Yo enojada en el aeropuerto de Barajas, Madrid por un vuelo demorado


Reconozco que algunas actitudes sacan la fiera dentro mío, me queda bastante aprendizaje para no engancharme porque fundamentalmente la mayor damnificada se que soy yo. La pandemia trajo, entre otros daños colaterales, un gran caos burocrático para realizar trámites. Intenté, sin éxito, comunicarme por teléfono con uno de los bancos con los que opero habitualmente, no lo logré en marzo 2020 ni tampoco hasta marzo 2021.


Salir a comer afuera implica otro trámite que encuentro igual de tedioso: reservar mesa. Algunos bares directamente optaron por derivar a sus clientes a una página web donde pueden sacar turnos de forma automática. Otros, continúan otorgando mesas por teléfono y también están aquellos a quienes toca contactar enviando un mensaje por whatsapp o Instagram, en el peor de los casos. Me encontré con todos estos escenarios y comprobé que aquellos lugares a los que debo contactar vía whatsapp o mensaje directo, no suelen contestar hasta unas buenas horas después.


Esta semana me toca definir con qué diseñador e imprenta voy a trabajar para la confección de mi segundo libro, recibí varios presupuestos y la imprenta cuyos diseños más me gustaron, que además tiene un precio competitivo, no atiende el teléfono y tengo que llamar varias veces para poder hablar con un ser humano. Incluso, de los tres llamados que hice, dos no me atendieron.


¿A dónde vas con esta historia?, te estás preguntando. Di de baja todos los productos que tenía en ese banco que hasta el momento sigue sin atender a sus clientes por teléfono. Desistí de intentar reservar en aquellos lugares donde no me contestaron un mensaje en lo que considero un tiempo razonable (¿más de dos horas no es un exceso?) y descarté la imprenta que más me agradó, aún sabiendo que los diseños que vi me encantaron y que el precio era competitivo.

¿Por qué? La respuesta viene en forma de frase: "la gente puede olvidarse de lo que dijiste pero nunca olvidará cómo la hiciste sentir". En todos estos casos sentí que mi contacto no tenía importancia, ni para el banco del cual ya era clienta, ni para el bar a donde quise ir para consumir, ni en la imprenta donde pensaba imprimir algunos ejemplares de mi libro.

Me resulta increíble que luego de un año de pandemia, donde quedó en evidencia indiscutible la falta de contacto entre los seres humanos, aún haya empresas que no comprendan esta necesidad. Todos queremos ser escuchados, sentir que lo que decimos es tenido en cuenta.

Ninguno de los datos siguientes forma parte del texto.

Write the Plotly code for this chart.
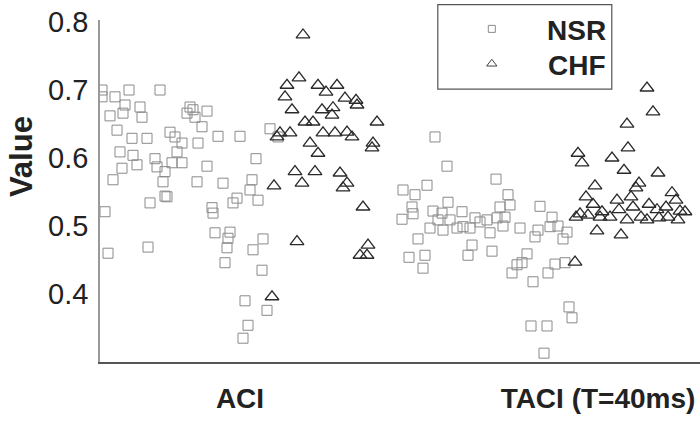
import plotly.graph_objects as go

# Category tick positions and labels on the x axis (jittered scatter)
tick_pos = [1.40, 4.98]
tick_labels = ["ACI", "TACI (T=40ms)"]
y_ticks = [0.4, 0.5, 0.6, 0.7, 0.8]

# NSR (squares) - ACI group
nsr_aci_x = [0.02, 0.02, 0.15, 0.29, 0.60, 0.25, 0.40, 0.10, 0.23, 0.42, 0.90, 0.93, 1.07, 0.87, 0.95,
             0.17, 0.32, 0.47, 1.02, 0.70, 0.75, 0.82, 0.98, 1.18, 1.40, 1.70, 1.78, 0.20, 0.33, 0.37,
             0.77, 0.55, 0.57, 0.72, 0.82, 0.65, 0.22, 0.13, 1.07, 1.56, 0.97, 1.23, 1.52, 0.63, 0.67,
             1.37, 1.50, 0.05, 0.08, 0.50, 0.65, 0.48, 1.12, 1.13, 1.33, 1.58, 1.15, 1.30, 1.28, 1.27,
             1.25, 1.63, 1.53, 1.62, 1.45, 1.67, 1.48, 1.43]
nsr_aci_y = [0.700, 0.690, 0.690, 0.700, 0.700, 0.678, 0.675, 0.662, 0.666, 0.660, 0.675, 0.671, 0.669, 0.666, 0.660,
             0.641, 0.629, 0.629, 0.646, 0.638, 0.631, 0.622, 0.622, 0.632, 0.632, 0.643, 0.631, 0.609, 0.604, 0.590,
             0.609, 0.599, 0.587, 0.593, 0.593, 0.580, 0.585, 0.568, 0.588, 0.599, 0.565, 0.563, 0.568, 0.565, 0.543,
             0.541, 0.553, 0.521, 0.460, 0.534, 0.544, 0.469, 0.527, 0.519, 0.534, 0.538, 0.490, 0.491, 0.482, 0.468,
             0.446, 0.481, 0.465, 0.435, 0.390, 0.376, 0.354, 0.335]

# NSR (squares) - TACI group
nsr_taci_x = [3.35, 3.47, 3.96, 3.03, 3.27, 3.15, 3.12, 4.08, 4.10, 4.00, 3.48, 4.40, 3.02, 3.13, 3.33,
              3.42, 3.62, 3.38, 3.50, 3.30, 3.43, 3.57, 3.63, 3.75, 3.80, 3.87, 3.97, 4.05, 3.70, 3.90,
              4.03, 4.20, 4.38, 4.52, 4.58, 4.67, 4.50, 4.35, 4.63, 3.18, 3.72, 3.68, 3.92, 3.09, 3.25,
              3.23, 4.27, 4.22, 4.17, 4.12, 4.33, 4.48, 4.55, 4.65, 4.69, 4.72, 4.31, 4.47, 4.44]
nsr_taci_y = [0.631, 0.588, 0.569, 0.553, 0.560, 0.546, 0.528, 0.546, 0.531, 0.528, 0.535, 0.529, 0.510, 0.518, 0.522,
              0.519, 0.521, 0.509, 0.509, 0.497, 0.494, 0.497, 0.499, 0.512, 0.506, 0.509, 0.512, 0.513, 0.497, 0.490,
              0.500, 0.497, 0.494, 0.513, 0.500, 0.491, 0.499, 0.484, 0.481, 0.481, 0.472, 0.457, 0.463, 0.454, 0.457,
              0.438, 0.459, 0.446, 0.443, 0.431, 0.418, 0.431, 0.444, 0.446, 0.381, 0.365, 0.353, 0.353, 0.313]

# CHF (triangles) - ACI group
chf_aci_x = [2.03, 1.99, 1.87, 2.18, 2.37, 2.26, 1.85, 2.45, 2.56, 2.57, 1.92, 2.22, 2.33, 2.32, 2.05,
             2.13, 2.77, 1.80, 1.90, 2.23, 2.35, 2.47, 2.52, 1.77, 2.10, 2.73, 2.18, 2.72, 1.95, 2.15,
             2.40, 2.02, 1.74, 2.47, 2.43, 2.63, 1.97, 2.68, 2.60, 2.67, 1.72]
chf_aci_y = [0.781, 0.718, 0.707, 0.707, 0.707, 0.697, 0.690, 0.688, 0.685, 0.678, 0.671, 0.671, 0.674, 0.663, 0.653,
             0.653, 0.653, 0.637, 0.637, 0.637, 0.637, 0.638, 0.631, 0.631, 0.622, 0.622, 0.607, 0.615, 0.580, 0.580,
             0.578, 0.563, 0.559, 0.563, 0.556, 0.528, 0.477, 0.472, 0.457, 0.457, 0.396]

# CHF (triangles) - TACI group
chf_taci_x = [5.47, 5.53, 5.27, 4.78, 4.82, 5.12, 5.28, 5.24, 5.58, 4.95, 5.39, 5.36, 4.86, 4.93, 5.17,
              5.31, 4.80, 5.02, 5.10, 5.19, 5.33, 5.49, 5.57, 5.72, 5.76, 5.80, 5.66, 5.27, 5.41, 5.47,
              5.59, 5.68, 4.97, 5.21, 5.78, 5.85, 4.76, 4.75, 4.88, 5.00]
chf_taci_y = [0.703, 0.668, 0.650, 0.607, 0.593, 0.600, 0.615, 0.582, 0.578, 0.559, 0.563, 0.556, 0.543, 0.532, 0.538,
              0.543, 0.518, 0.521, 0.513, 0.524, 0.528, 0.532, 0.524, 0.549, 0.538, 0.522, 0.528, 0.509, 0.513, 0.509,
              0.512, 0.513, 0.493, 0.487, 0.509, 0.521, 0.513, 0.447, 0.516, 0.513]

FONT = "Liberation Sans, Arial, sans-serif"
SQ_COLOR = "#8a8a8a"
TR_COLOR = "#2a2a2a"

fig = go.Figure()
fig.add_trace(go.Scatter(
    x=nsr_aci_x + nsr_taci_x, y=nsr_aci_y + nsr_taci_y, mode="markers", name="NSR",
    marker=dict(symbol="square-open", size=10, color=SQ_COLOR, line=dict(width=1, color=SQ_COLOR)),
    showlegend=False))
fig.add_trace(go.Scatter(
    x=chf_aci_x + chf_taci_x, y=chf_aci_y + chf_taci_y, mode="markers", name="CHF",
    marker=dict(symbol="triangle-up-open", size=12, color=TR_COLOR, line=dict(width=1.3, color=TR_COLOR)),
    showlegend=False))

# Legend keys on an invisible overlay axis (0..1 box coordinates)
fig.add_trace(go.Scatter(
    x=[0.653], y=[0.974], mode="markers", xaxis="x2", yaxis="y2", showlegend=False, hoverinfo="skip",
    marker=dict(symbol="square-open", size=7, color=SQ_COLOR, line=dict(width=1, color="#555"))))
fig.add_trace(go.Scatter(
    x=[0.653], y=[0.872], mode="markers", xaxis="x2", yaxis="y2", showlegend=False, hoverinfo="skip",
    marker=dict(symbol="triangle-up-open", size=9, color="#444", line=dict(width=1, color="#444"))))

fig.update_layout(
    width=700, height=421,
    margin=dict(l=100, r=0, t=20, b=59),
    paper_bgcolor="white", plot_bgcolor="white",
    font=dict(family=FONT, color="#222"),
    xaxis=dict(range=[0, 6.0], tickmode="array", tickvals=tick_pos,
               ticktext=["<b>" + t + "</b>" for t in tick_labels],
               tickfont=dict(size=28, family=FONT, color="#222"), ticks="",
               ticklabelstandoff=11,
               showgrid=False, zeroline=False, showline=True, linecolor="#555", linewidth=1.5,
               mirror=False),
    yaxis=dict(range=[0.3, 0.803], tickmode="array", tickvals=y_ticks,
               ticktext=["0.4", "0.5", "0.6", "0.7", "0.8"],
               tickfont=dict(size=29, family=FONT, color="#222"), ticks="",
               ticklabelstandoff=4,
               showgrid=False, zeroline=False, showline=True, linecolor="#999", linewidth=1.5),
    xaxis2=dict(overlaying="x", range=[0, 1], visible=False),
    yaxis2=dict(overlaying="y", range=[0, 1], visible=False),
    shapes=[dict(type="rect", xref="paper", yref="paper", x0=0.563, x1=0.853, y0=0.798, y1=1.045,
                 line=dict(color="#555", width=1.2), fillcolor="rgba(0,0,0,0)")],
    annotations=[
        dict(text="<b>Value</b>", textangle=-90, xref="paper", yref="paper", x=-0.1317, y=0.602,
             xanchor="center", yanchor="middle",
             showarrow=False, font=dict(size=31, family=FONT, color="#222")),
        dict(text="<b>NSR</b>", xref="paper", yref="paper", x=0.741, y=0.968, xanchor="left",
             yanchor="middle", showarrow=False, font=dict(size=28, family=FONT, color="#222")),
        dict(text="<b>CHF</b>", xref="paper", yref="paper", x=0.743, y=0.868, xanchor="left",
             yanchor="middle", showarrow=False, font=dict(size=28, family=FONT, color="#222")),
    ],
)

fig.write_html("out.html")
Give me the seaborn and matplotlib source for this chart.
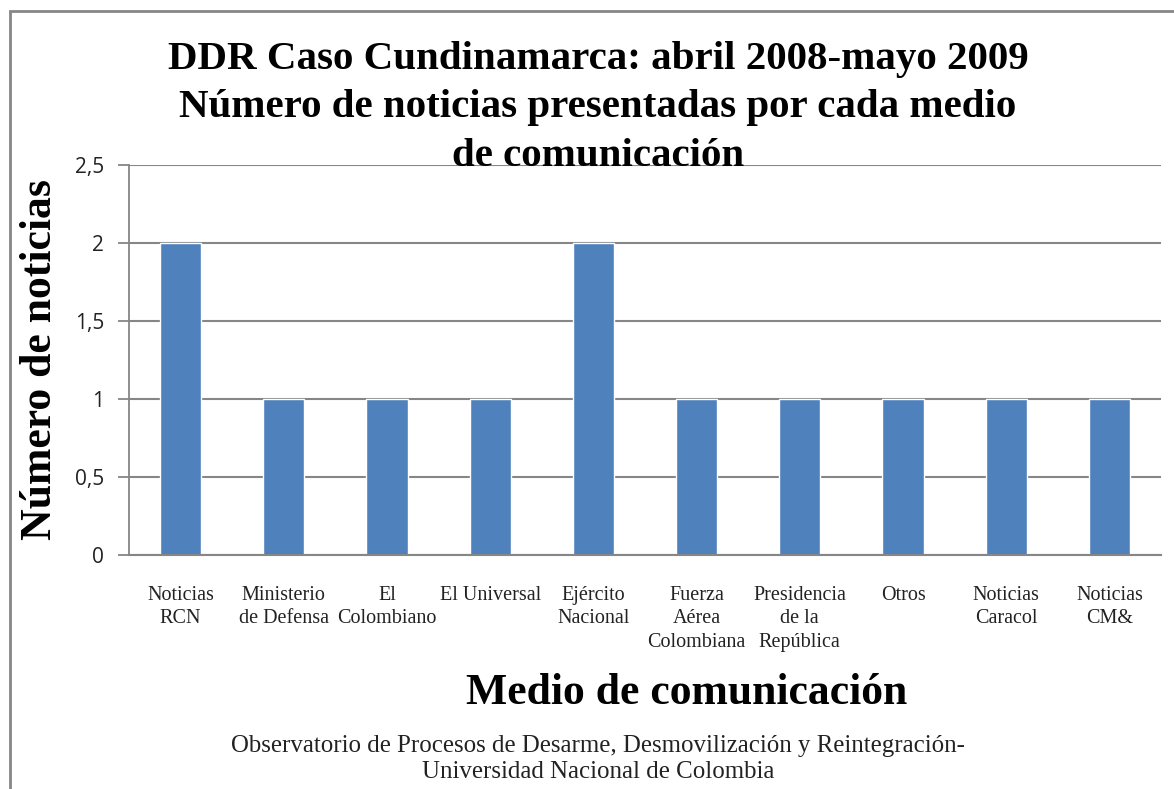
import matplotlib
matplotlib.use("Agg")
import matplotlib.pyplot as plt
import seaborn as sns
import pandas as pd
from matplotlib.patches import Rectangle
from matplotlib.ticker import FuncFormatter

categories = ["Noticias\nRCN", "Ministerio\nde Defensa", "El\nColombiano", "El Universal",
              "Ejército\nNacional", "Fuerza\nAérea\nColombiana", "Presidencia\nde la\nRepública",
              "Otros", "Noticias\nCaracol", "Noticias\nCM&"]
values = [2, 1, 1, 1, 2, 1, 1, 1, 1, 1]
yticks = [0, 0.5, 1, 1.5, 2, 2.5]

title_lines = ["DDR Caso Cundinamarca: abril 2008-mayo 2009",
               "Número de noticias presentadas por cada medio",
               "de comunicación"]
xlabel = "Medio de comunicación"
ylabel = "Número de noticias"
footer_lines = ["Observatorio de Procesos de Desarme, Desmovilización y Reintegración-",
                "Universidad Nacional de Colombia"]

sns.set_theme(style="white")
plt.rcParams['font.family'] = ['Liberation Serif', 'DejaVu Serif']

W, H = 1174, 789
fig = plt.figure(figsize=(W / 100, H / 100), dpi=100)
ax = fig.add_axes([129 / W, 1 - 555 / H, (1161 - 129) / W, (555 - 165) / H])

df = pd.DataFrame({"cat": categories, "val": values})
sns.barplot(data=df, x="cat", y="val", color="#4F81BD", saturation=1, width=0.4, ax=ax)

ax.set_ylim(0, 2.5)
ax.set_xlim(-0.5, len(categories) - 0.5)
ax.set_yticks(yticks)
ax.yaxis.set_major_formatter(FuncFormatter(lambda v, p: (f"{v:g}").replace(".", ",")))
for lab in ax.get_yticklabels():
    lab.set_fontfamily(['Open Sans', 'DejaVu Sans'])
    lab.set_fontsize(15)
    lab.set_color("#222222")
ax.tick_params(axis='y', length=8, width=1.3, color="#868686", pad=10, left=True)
ax.tick_params(axis='x', length=0, pad=22)
for lab in ax.get_xticklabels():
    lab.set_fontsize(14.5)
    lab.set_color("#222222")
    lab.set_linespacing(1.32)
    lab.set_va("top")

ax.grid(axis='y', color="#868686", linewidth=1.5)
ax.set_axisbelow(True)
for s in ["top", "right"]:
    ax.spines[s].set_visible(False)
ax.spines["left"].set_color("#868686")
ax.spines["left"].set_linewidth(1.3)
ax.spines["bottom"].set_color("#868686")
ax.spines["bottom"].set_linewidth(1.5)
ax.set_xlabel("")
ax.set_ylabel("")

for y, line in zip([59, 108, 156], title_lines):
    fig.text(598 / W, 1 - y / H, line, ha="center", va="center", fontsize=29.5,
             fontweight="bold", color="black")
fig.text(40 / W, 1 - 360 / H, ylabel, ha="center", va="center", rotation=90,
         fontsize=31.5, fontweight="bold", color="black")
fig.text(687 / W, 1 - 693 / H, xlabel, ha="center", va="center",
         fontsize=31.5, fontweight="bold", color="black")
for y, line in zip([746, 772], footer_lines):
    fig.text(598 / W, 1 - y / H, line, ha="center", va="center",
             fontsize=17.9, color="#222222")

fig.patches.append(Rectangle((9.5 / W, -0.1), 1.2, 1 - 11 / H + 0.1, transform=fig.transFigure,
                             fill=False, edgecolor="#868686", linewidth=2, zorder=0))

fig.savefig("out.png", dpi=100)
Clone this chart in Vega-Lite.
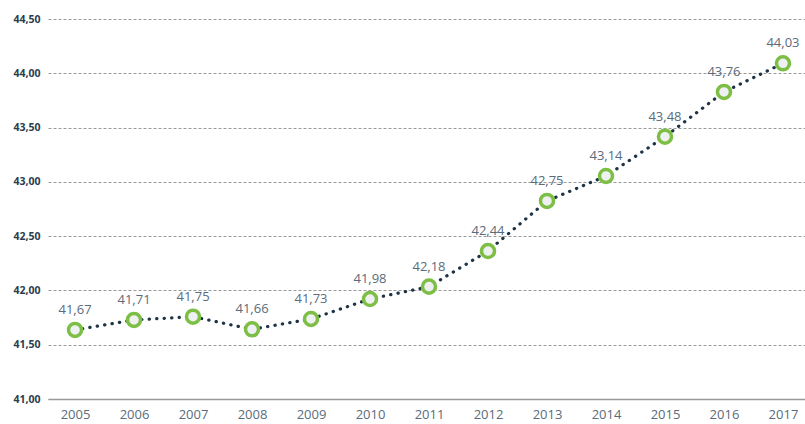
{
  "$schema": "https://vega.github.io/schema/vega-lite/v6.json",
  "autosize": "none",
  "width": 762,
  "height": 380,
  "padding": {"left": 48, "top": 19, "right": 0, "bottom": 25},
  "background": "white",
  "config": {"view": {"stroke": null}},
  "data": {"values": [
    {"year": "2005", "value": 41.636, "label": "41,67"},
    {"year": "2006", "value": 41.728, "label": "41,71"},
    {"year": "2007", "value": 41.758, "label": "41,75"},
    {"year": "2008", "value": 41.642, "label": "41,66"},
    {"year": "2009", "value": 41.737, "label": "41,73"},
    {"year": "2010", "value": 41.921, "label": "41,98"},
    {"year": "2011", "value": 42.035, "label": "42,18"},
    {"year": "2012", "value": 42.363, "label": "42,44"},
    {"year": "2013", "value": 42.824, "label": "42,75"},
    {"year": "2014", "value": 43.054, "label": "43,14"},
    {"year": "2015", "value": 43.416, "label": "43,48"},
    {"year": "2016", "value": 43.828, "label": "43,76"},
    {"year": "2017", "value": 44.092, "label": "44,03"}
  ]},
  "encoding": {
    "x": {"field": "year", "type": "ordinal", "scale": {"type": "point", "padding": 0.458},
      "axis": {"title": null, "domainColor": "#999999", "domainWidth": 1.5, "ticks": false, "labelAngle": 0, "labelFont": "Open Sans", "labelFontSize": 13, "labelColor": "#5a6b7c", "labelPadding": 9}},
    "y": {"field": "value", "type": "quantitative", "scale": {"domain": [41, 44.5], "nice": false, "zero": false},
      "axis": {"title": null, "values": [41, 41.5, 42, 42.5, 43, 43.5, 44, 44.5], "labelExpr": "replace(format(datum.value, '.2f'), '.', ',')", "domain": false, "ticks": false, "grid": true, "gridColor": "#9a9a9a", "gridDash": [3, 2], "gridWidth": 1, "labelFont": "Open Sans", "labelFontSize": 10.5, "labelFontWeight": "bold", "labelColor": "#2a3d4f", "labelPadding": 8}}
  },
  "layer": [
    {"mark": {"type": "line", "color": "#1e3346", "strokeWidth": 3.2, "strokeDash": [0.3, 7.2], "strokeCap": "round"}},
    {"mark": {"type": "point", "shape": "circle", "filled": false, "size": 170, "stroke": "#7cbf44", "strokeWidth": 3.5, "fill": "#eef0f2", "fillOpacity": 1, "opacity": 1}},
    {"mark": {"type": "text", "dy": -20, "font": "Open Sans", "fontSize": 13, "color": "#5a6b7c"}, "encoding": {"text": {"field": "label"}}}
  ]
}
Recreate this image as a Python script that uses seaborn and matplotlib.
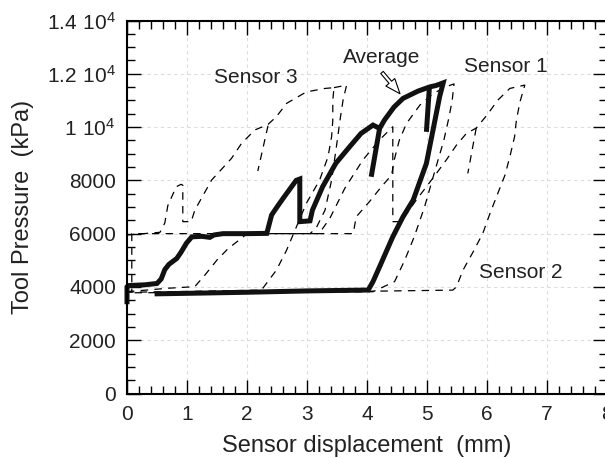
import numpy as np
import matplotlib
matplotlib.use("Agg")
import matplotlib.pyplot as plt
from matplotlib.ticker import MultipleLocator, FixedLocator, FixedFormatter
import seaborn as sns

nan = np.nan

# Average of the three sensors (thick solid loop)
avg_x = [0.0, 0.0, 0.02, 0.3, 0.5, 0.57, 0.63, 0.7, 0.83, 0.9, 0.99, 1.08, 1.25, 1.38,
         1.45, 1.6, 2.0, 2.33, 2.41, 2.5, 2.6, 2.82, 2.88, 2.88, 3.05, 3.09, 3.26, 3.48,
         3.71, 3.9, 4.1, 4.21, 4.29, 4.45, 4.6, 4.85, 5.05, 5.15, 5.27, 5.21, 5.1, 4.99,
         4.77, 4.6, 4.43, 4.21, 4.1, 4.02, 3.0, 2.0, 1.0, 0.46,
         nan, 4.21, 4.07, nan, 5.04, 4.99]
avg_y = [3350, 4000, 4050, 4080, 4130, 4300, 4650, 4850, 5070, 5300, 5640, 5880, 5900, 5860,
         5950, 6000, 6000, 6010, 6700, 7000, 7320, 8000, 8050, 6450, 6480, 6880, 7760, 8640,
         9260, 9760, 10075, 9950, 10260, 10750, 11075, 11350, 11510, 11560, 11660, 11136, 9886, 8637,
         7260, 6633, 5883, 4757, 4200, 3883, 3850, 3800, 3760, 3740,
         nan, 9950, 8135, nan, 11500, 9820]

# Sensor 1 (middle loop)
s1_x = [0.0, 0.08, 0.08, 1.0, 2.0, 3.0, 3.77, 3.82, 4.04, 4.24, 4.41, 4.46, 4.54, 4.66,
        4.88, 5.1, 5.3, 5.45, 5.42, 5.36, 5.28, 5.15, 4.96, 4.79, 4.63, 4.46, 4.1, 2.0, 0.0]
s1_y = [3780, 3850, 6000, 6000, 6000, 6000, 6000, 6630, 7200, 7760, 8200, 8820, 9520, 10140,
        10820, 11250, 11500, 11620, 11000, 10300, 9500, 8500, 7010, 5900, 5010, 4200, 3820, 3800, 3780]

# Sensor 2 (right loop)
s2_x = [0.0, 0.68, 1.13, 1.3, 1.5, 1.69, 1.91, 2.0, 3.2, 3.38, 3.63, 3.93, 4.2, 4.43, 4.43,
        4.57, 4.82, 4.99, 5.16, 5.32, 5.49, 5.66, 5.82, 6.0, 6.18, 6.38, 6.63, 6.55, 6.49,
        6.46, 6.38, 6.3, 6.18, 6.05, 5.93, 5.77, 5.6, 5.49, 5.43, 4.1, 0.5,
        nan, 5.82, 5.68]
s2_y = [3820, 3950, 4010, 4450, 5010, 5450, 5830, 6000, 6000, 6570, 7700, 8760, 9500, 10010, 6450,
        6450, 7260, 7760, 8270, 8760, 9320, 9770, 9960, 10450, 11010, 11450, 11575, 10950, 10260,
        9640, 8880, 8200, 7510, 6760, 6010, 5320, 4630, 4000, 3880, 3840, 3790,
        nan, 9960, 8260]

# Sensor 3 (left loop)
s3_x = [0.0, 0.55, 0.63, 0.68, 0.82, 0.9, 0.93, 0.93, 1.07, 1.13, 1.41, 1.74, 1.91, 2.13,
        2.35, 2.49, 2.66, 2.99, 3.3, 3.45, 3.43, 3.43, 3.41, 3.35, 3.21, 2.99, 2.8, 2.66,
        2.49, 2.24, 1.0, 0.0,
        nan, 2.35, 2.18,
        nan, 3.45, 3.66, 3.6, 3.55, 3.49, 3.41, 3.3, 3.15, 3.05]
s3_y = [5950, 6050, 6400, 7050, 7760, 7850, 7820, 6450, 6450, 6880, 8010, 8820, 9390, 9890,
        10100, 10390, 10890, 11320, 11450, 11480, 11010, 10260, 9640, 8880, 8010, 7140, 6130, 5380,
        4630, 3880, 3830, 3800,
        nan, 10050, 8350,
        nan, 11480, 11575, 11000, 10260, 9260, 8010, 6880, 6200, 6000]

x_ticks = [0, 1, 2, 3, 4, 5, 6, 7, 8]
y_ticks = [0, 2000, 4000, 6000, 8000, 10000, 12000, 14000]
y_tick_labels = ["0", "2000", "4000", "6000", "8000",
                 r"$\mathregular{1\ 10^{4}}$", r"$\mathregular{1.2\ 10^{4}}$",
                 r"$\mathregular{1.4\ 10^{4}}$"]

sns.set_theme(style="ticks")
plt.rcParams["font.family"] = ["Liberation Sans", "DejaVu Sans"]
plt.rcParams["mathtext.fontset"] = "custom"
plt.rcParams["mathtext.rm"] = "Liberation Sans"
plt.rcParams["mathtext.default"] = "regular"

fig = plt.figure(figsize=(6.05, 4.58), dpi=100)
ax = fig.add_axes([127 / 605, 1 - 393.5 / 458, 480 / 605, 373 / 458])


def draw_path(xs, ys, **kw):
    """Draw a polyline, breaking it into pieces at NaN entries."""
    xs = np.asarray(xs, float)
    ys = np.asarray(ys, float)
    breaks = np.where(np.isnan(xs))[0]
    start = 0
    for b in list(breaks) + [len(xs)]:
        seg_x, seg_y = xs[start:b], ys[start:b]
        if len(seg_x) > 1:
            sns.lineplot(x=seg_x, y=seg_y, sort=False, estimator=None, ax=ax, **kw)
        start = b + 1


dash_kw = dict(color="black", linewidth=0.9, linestyle=(0, (6, 5)))
for sx, sy in [(s3_x, s3_y), (s1_x, s1_y), (s2_x, s2_y)]:
    draw_path(sx, sy, **dash_kw)

draw_path(avg_x, avg_y, color="#111111", linewidth=3.6,
          solid_joinstyle="miter", solid_capstyle="butt", clip_on=False)

ax.set_xlim(0, 8)
ax.set_ylim(0, 14000)
ax.xaxis.set_major_locator(FixedLocator(x_ticks))
ax.xaxis.set_minor_locator(MultipleLocator(0.2))
ax.yaxis.set_major_locator(FixedLocator(y_ticks))
ax.yaxis.set_major_formatter(FixedFormatter(y_tick_labels))
ax.yaxis.set_minor_locator(MultipleLocator(500))

ax.grid(True, which="major", color="#dcdcdc", linestyle=(0, (3, 3)), linewidth=0.8)
ax.set_axisbelow(True)

ax.tick_params(which="both", direction="in", top=True, right=True, colors="black",
               labelcolor="#222222")
ax.tick_params(which="major", length=10, width=1.0, labelsize=15, pad=8)
ax.tick_params(which="minor", length=5.5, width=1.0)
for sp in ax.spines.values():
    sp.set_linewidth(1.5)
    sp.set_color("black")

ax.set_xlabel("Sensor displacement  (mm)", fontsize=17, color="#222222", labelpad=8)
ax.set_ylabel("Tool Pressure  (kPa)", fontsize=17, color="#222222", labelpad=9)

txt_kw = dict(fontsize=15, color="#222222", ha="center", va="baseline")
ax.text(2.14, 11640, "Sensor 3", **txt_kw)
ax.text(6.32, 12075, "Sensor 1", **txt_kw)
ax.text(6.57, 4320, "Sensor 2", **txt_kw)
ax.text(4.25, 12390, "Average", **txt_kw)
ax.annotate("", xy=(4.55, 11250), xytext=(4.25, 12050),
            arrowprops=dict(arrowstyle="simple,head_width=0.7,head_length=0.9,tail_width=0.2",
                            facecolor="white", edgecolor="black", linewidth=0.8,
                            shrinkA=0, shrinkB=0))

fig.savefig("out.png", dpi=100)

Hace un tiempo fui ayudante de cátedra en una universidad privada. Me llamaba poderosamente la atención que el modo de dar clase no había cambiado desde que yo misma fui a la universidad, en esencia un profesor al frente y un montón de jóvenes sentados en frente de él. Lo que sí había cambiado sustancialmente es que este alumnado se pasaba el 90% del tiempo de la clase mirando sus celulares. Los profesores no les decían nada y más tarde en la sala de profesores, si bien comprendían que "los chicos de ahora son así", no hacían nada al respecto para cambiar la situación. Es un error pensar que los chicos deben adaptarse al modo de dar una clase (que se remonta al siglo III A.C), quienes debemos adaptarnos al contexto somos los que damos las clases.


De igual manera, son las empresas las que necesitan adaptarse a los nuevos usos y costumbres de los clientes o usuarios y no al revés, de lo contrario, el cliente se irá donde sí brinden aquél servicio que necesita. Y en muchas ocasiones los cambios o ajustes que se requieren son pequeños pero su impacto puede constituir la diferencia entre ganar/ retener o perder un cliente.